One area that stands out for me is his insistence that national events such as the annual Independence Service of Thanksgiving be reflective of the religious diversity of Barbados. The size of the congregations didn’t matter to him. He wanted a service truly reflecting Barbados’s religious groups. And I knew he received a significant amount of push back by some of the larger religious groups. But Prime Minister Arthur stood his ground. He did not back down on this, and for several years I attended meetings to plan the multi-faith service and to participate in it during Independence celebrations. It was something that he was pleased about achieving for Barbados, and it was an example set for many Nations in our region and the world.
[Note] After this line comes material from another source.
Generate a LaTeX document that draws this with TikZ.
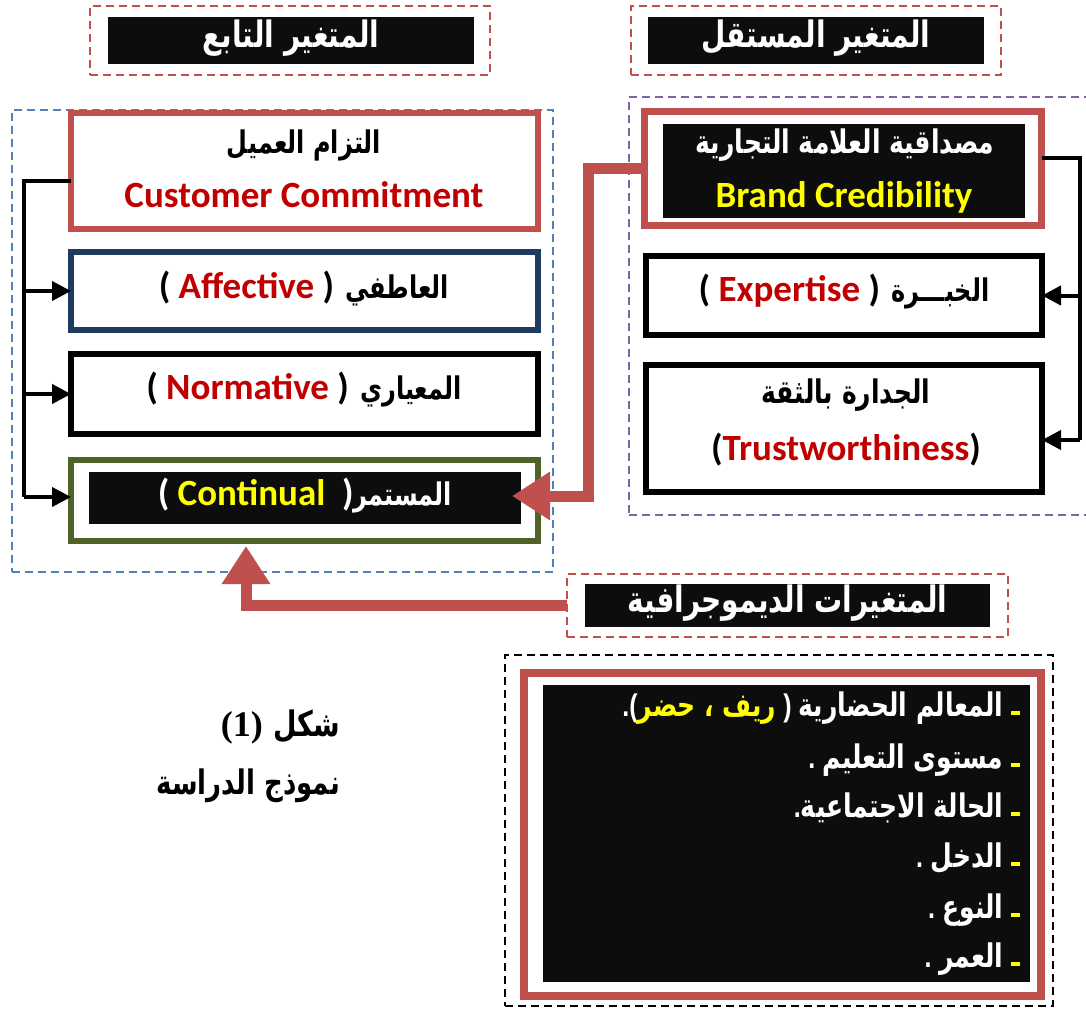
\documentclass[tikz,border=0pt]{standalone}
\usepackage{fontspec}
\usepackage{graphicx}
\usetikzlibrary{arrows.meta}
\TeXXeTstate=1
\newfontfamily\arfont[Script=Arabic]{DejaVu Sans}
\newfontfamily\latfont{Carlito}
\newfontfamily\serfont{Liberation Serif}
\newfontfamily\punctfont{Liberation Sans}
% Arabic runs: bold, right to left, slightly stretched upwards
\newcommand\AR[1]{\scalebox{1}[1.3]{\arfont\bfseries\beginR #1\endR}}
\newcommand\EN[1]{{\latfont\bfseries #1}}
\newcommand\PU[1]{\scalebox{1}[1.25]{\punctfont\bfseries #1}}
\newcommand\fs[1]{\fontsize{#1}{#1}\selectfont}
\newcommand\ydash{\textcolor{hiyellow}{\rule[1pt]{9pt}{4.5pt}}}
\definecolor{boxred}{HTML}{C0504D}
\definecolor{txtred}{HTML}{C00000}
\definecolor{navybox}{HTML}{1F3A5F}
\definecolor{olivebox}{HTML}{4F6228}
\definecolor{purpdash}{HTML}{8064A2}
\definecolor{bluedash}{HTML}{4F81BD}
\definecolor{ink}{HTML}{0D0D0D}
\definecolor{hiyellow}{HTML}{FFFF00}
\tikzset{
  frame/.style={draw, inner sep=0pt, outer sep=0pt},
  panel/.style={frame, line width=6pt, fill=white},
  inkfill/.style={fill=ink, inner sep=0pt, outer sep=0pt},
  dashframe/.style={frame, line width=2pt, dash pattern=on 8pt off 5pt},
  lbl/.style={inner sep=0pt, outer sep=0pt},
  bus/.style={line width=4pt, black},
  busarrow/.style={line width=4pt, black, -{Triangle[length=19pt,width=19pt]}},
  thickarrow/.style={line width=11pt, boxred, -{Triangle[length=38pt,width=46pt]}}
}
\begin{document}
\begin{tikzpicture}[x=1pt,y=-1pt]
\useasboundingbox (0,0) rectangle (1086,1009);

% ---- column headers
\node[dashframe, draw=boxred, minimum width=400pt, minimum height=69pt] (hdep) at (290,40.5) {};
\node[inkfill, minimum width=366pt, minimum height=47pt] (hdepin) at (291,40.5) {};
\node[lbl, text=white] (hdeptxt) at (291,38) {\fs{28}\AR{المتغير التابع}};

\node[dashframe, draw=boxred, minimum width=370pt, minimum height=69pt] (hind) at (816,40.5) {};
\node[inkfill, minimum width=336pt, minimum height=47pt] (hindin) at (816,40.5) {};
\node[lbl, text=white] (hindtxt) at (816,38) {\fs{28}\AR{المتغير المستقل}};

% ---- dependent variable group
\node[dashframe, draw=bluedash, minimum width=541pt, minimum height=462pt] (depgrp) at (282.5,341) {};

\node[panel, draw=boxred, minimum width=467pt, minimum height=116pt] (cc) at (304.5,171) {};
\node[lbl] (ccar) at (304,145) {\fs{24}\AR{التزام العميل}};
\node[lbl, text=txtred] (ccen) at (304,195) {\fs{37}\EN{Customer Commitment}};

\node[panel, draw=navybox, minimum width=467pt, minimum height=78pt] (aff) at (304.5,291) {};
\node[lbl] (afftxt) at (304,289) {\fs{37}\EN{( \textcolor{txtred}{Affective} )}\ \fs{24}\AR{العاطفي}};

\node[panel, draw=black, minimum width=467pt, minimum height=80pt] (nor) at (304.5,394) {};
\node[lbl] (nortxt) at (304,390) {\fs{37}\EN{( \textcolor{txtred}{Normative} )}\ \fs{24}\AR{المعياري}};

\node[panel, draw=olivebox, minimum width=467pt, minimum height=81pt] (cont) at (304.5,500.5) {};
\node[inkfill, minimum width=432pt, minimum height=52pt] (contin) at (305,498) {};
\node[lbl, text=white] (conttxt) at (305,496) {\fs{37}\EN{( \textcolor{hiyellow}{Continual} \ )}\fs{24}\AR{المستمر}};

% ---- independent variable group
\node[dashframe, draw=purpdash, minimum width=471pt, minimum height=418pt] (indgrp) at (864.5,306) {};

\node[panel, draw=boxred, line width=7pt, minimum width=397pt, minimum height=114pt] (brand) at (843,168.5) {};
\node[inkfill, minimum width=362pt, minimum height=94pt] (brandin) at (844,171) {};
\node[lbl, text=white] (brandar) at (845,145) {\fs{25}\AR{مصداقية العلامة التجارية}};
\node[lbl, text=hiyellow] (branden) at (844,197) {\fs{37}\EN{Brand Credibility}};

\node[panel, draw=black, minimum width=396pt, minimum height=79pt] (exp) at (844,295.5) {};
\node[lbl] (exptxt) at (844,292) {\fs{37}\EN{( \textcolor{txtred}{Expertise} )}\ \fs{24}\AR{الخبـــرة}};

\node[panel, draw=black, minimum width=396pt, minimum height=127pt] (trust) at (844,428.5) {};
\node[lbl] (trustar) at (846,395) {\fs{25}\AR{الجدارة بالثقة}};
\node[lbl] (trusten) at (846,450) {\fs{37}\EN{(\textcolor{txtred}{Trustworthiness})}};

% ---- demographic variables
\node[dashframe, draw=boxred, minimum width=441pt, minimum height=63pt] (demo) at (787.5,605.5) {};
\node[inkfill, minimum width=405pt, minimum height=43pt] (demoin) at (787.5,605.5) {};
\node[lbl, text=white] (demotxt) at (787.5,603) {\fs{28}\AR{المتغيرات الديموجرافية}};

\node[dashframe, draw=black, line width=2.5pt, minimum width=548pt, minimum height=351pt] (listgrp) at (779,830.5) {};
\node[panel, draw=boxred, line width=8pt, minimum width=517pt, minimum height=323pt] (listbox) at (782.5,834.5) {};
\node[inkfill, minimum width=487pt, minimum height=297pt] (listin) at (786.5,833.5) {};

\begin{scope}[every node/.style={lbl, text=white, anchor=base east}]
\node (l1) at (1020,716) {\fs{25}\PU{.(}\textcolor{hiyellow}{\AR{ريف ، حضر}}\PU{\ )\ }\AR{المعالم الحضارية} \ydash};
\node (l2) at (1020,768) {\fs{25}\PU{.} \AR{مستوى التعليم} \ydash};
\node (l3) at (1020,817) {\fs{25}\PU{.}\AR{الحالة الاجتماعية} \ydash};
\node (l4) at (1020,867) {\fs{25}\PU{.} \AR{الدخل} \ydash};
\node (l5) at (1020,918) {\fs{25}\PU{.} \AR{النوع} \ydash};
\node (l6) at (1020,967) {\fs{25}\PU{.} \AR{العمر} \ydash};
\end{scope}

% ---- caption
\node[lbl, anchor=east] (cap1) at (340,727) {\fs{36}{\serfont\bfseries (1)} \fs{27}\AR{شكل}};
\node[lbl, anchor=east] (cap2) at (340,786) {\fs{26}\AR{نموذج الدراسة}};

% ---- black bus, dependent side
\coordinate (lt) at (24,181);
\coordinate (lb) at (24,497);
\draw[bus] (cc.west |- lt) -- (lt) -- (lb);
\draw[busarrow] (lt |- aff.west) -- (aff.west);
\draw[busarrow] (lt |- nor.west) -- (nor.west);
\draw[busarrow] (lb) -- (cont.west |- lb);

% ---- black bus, independent side
\coordinate (rt) at (1080,158);
\coordinate (rb) at (1080,440);
\draw[bus] (brand.east |- rt) -- (rt) -- (rb);
\draw[busarrow] (rt |- exp.east) -- (exp.east);
\draw[busarrow] (rb) -- (trust.east |- rb);

% ---- thick red connectors into Continual
\coordinate (rc) at (588,496);
\draw[thickarrow] (brand.west) -| (rc) -- ([xshift=-26pt]cont.east |- rc);
\draw[thickarrow] (demo.west) -| ([xshift=-58.5pt,yshift=-5pt]cont.south);
\end{tikzpicture}
\end{document}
This inclusivity was also his recognition that religious groups had a role to play in the national conversations and advising Government. He set up in the PM Office’s the “Religious Advisory Committee for National Affairs” (RACNA). We met monthly at the Prime Minister’s Office on Bay Street under the leadership of the Bishop of Barbados. It was an opportunity for religious groups of all persuasions and denominations to meet together, discuss and offer advice to Government on a wide range of matters. My participation in these meetings led me to have bonds with a broad cross-section of religious groups and leaders on this island that lasts until today. People often see religious groups as being against each other. What we proved through the intervention and insistence of PM Arthur was that diverse religious identities could indeed work together for the betterment of all.

Prime Minister Arthur visited the mosque on a few occasions and interacted well with our community. He engaged us and spoke openly about what he wanted for Barbados and what he saw as a role for all Barbadians in his vision. I had the opportunity and honour to chair those sessions.
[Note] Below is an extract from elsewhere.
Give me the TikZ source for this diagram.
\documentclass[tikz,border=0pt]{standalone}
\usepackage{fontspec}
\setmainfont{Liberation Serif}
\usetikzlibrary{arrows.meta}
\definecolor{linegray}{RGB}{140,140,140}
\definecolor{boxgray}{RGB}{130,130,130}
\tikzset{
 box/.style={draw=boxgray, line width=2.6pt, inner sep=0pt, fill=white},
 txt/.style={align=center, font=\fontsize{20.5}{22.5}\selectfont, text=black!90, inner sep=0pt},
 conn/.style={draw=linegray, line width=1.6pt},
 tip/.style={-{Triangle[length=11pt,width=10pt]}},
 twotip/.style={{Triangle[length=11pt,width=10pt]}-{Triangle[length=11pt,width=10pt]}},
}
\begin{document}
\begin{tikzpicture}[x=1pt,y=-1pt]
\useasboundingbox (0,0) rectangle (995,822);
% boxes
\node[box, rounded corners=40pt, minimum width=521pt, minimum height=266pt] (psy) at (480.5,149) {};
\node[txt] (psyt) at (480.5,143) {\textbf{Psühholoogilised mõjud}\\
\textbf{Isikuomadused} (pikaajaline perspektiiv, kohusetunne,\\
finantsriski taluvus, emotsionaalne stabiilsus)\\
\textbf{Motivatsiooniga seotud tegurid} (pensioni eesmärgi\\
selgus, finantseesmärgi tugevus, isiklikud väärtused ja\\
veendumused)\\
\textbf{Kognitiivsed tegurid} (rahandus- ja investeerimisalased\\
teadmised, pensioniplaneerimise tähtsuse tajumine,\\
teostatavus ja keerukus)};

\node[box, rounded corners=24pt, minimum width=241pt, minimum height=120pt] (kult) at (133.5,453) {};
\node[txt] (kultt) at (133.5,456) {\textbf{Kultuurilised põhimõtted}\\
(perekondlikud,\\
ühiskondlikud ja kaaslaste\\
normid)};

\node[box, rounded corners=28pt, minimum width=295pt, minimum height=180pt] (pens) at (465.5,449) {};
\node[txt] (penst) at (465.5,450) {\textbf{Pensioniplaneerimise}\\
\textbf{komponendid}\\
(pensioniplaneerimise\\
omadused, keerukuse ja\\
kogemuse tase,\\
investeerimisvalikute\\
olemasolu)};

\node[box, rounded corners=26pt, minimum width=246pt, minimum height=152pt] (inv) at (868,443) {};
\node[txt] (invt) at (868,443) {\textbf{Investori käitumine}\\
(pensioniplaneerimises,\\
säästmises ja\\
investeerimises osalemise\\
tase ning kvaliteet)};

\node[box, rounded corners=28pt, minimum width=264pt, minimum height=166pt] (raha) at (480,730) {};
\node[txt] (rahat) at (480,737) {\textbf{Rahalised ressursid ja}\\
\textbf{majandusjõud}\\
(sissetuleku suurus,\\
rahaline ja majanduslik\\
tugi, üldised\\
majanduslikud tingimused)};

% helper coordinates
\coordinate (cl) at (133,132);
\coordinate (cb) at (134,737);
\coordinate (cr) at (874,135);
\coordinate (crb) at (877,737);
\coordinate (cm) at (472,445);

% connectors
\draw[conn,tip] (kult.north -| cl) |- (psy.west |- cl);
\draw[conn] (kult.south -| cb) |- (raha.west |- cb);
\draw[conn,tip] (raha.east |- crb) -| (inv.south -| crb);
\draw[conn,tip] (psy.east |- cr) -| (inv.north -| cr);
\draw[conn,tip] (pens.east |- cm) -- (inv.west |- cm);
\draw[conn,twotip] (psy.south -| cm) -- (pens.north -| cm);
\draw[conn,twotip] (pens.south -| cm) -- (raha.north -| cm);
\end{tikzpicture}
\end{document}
A person cannot be all things to all people. With every human being, there will be elements of goodness and elements that will not be acceptable. We reflect on the life of a human being who came from humble and poor beginnings to rise to the level of Prime Minister of Barbados. But not just a Prime Minister, one of the most successful Prime Ministers to date and one respected across the Caribbean and the world.

We will miss Prime Minister Arthur. His legacy and his story must be taught in schools so that future generations of Barbadians can build on it.

Our condolences to his family, his loved ones, those who loved him and fellow citizens.

Suleiman Bulbulia is Secretary of the Barbados Muslim Association.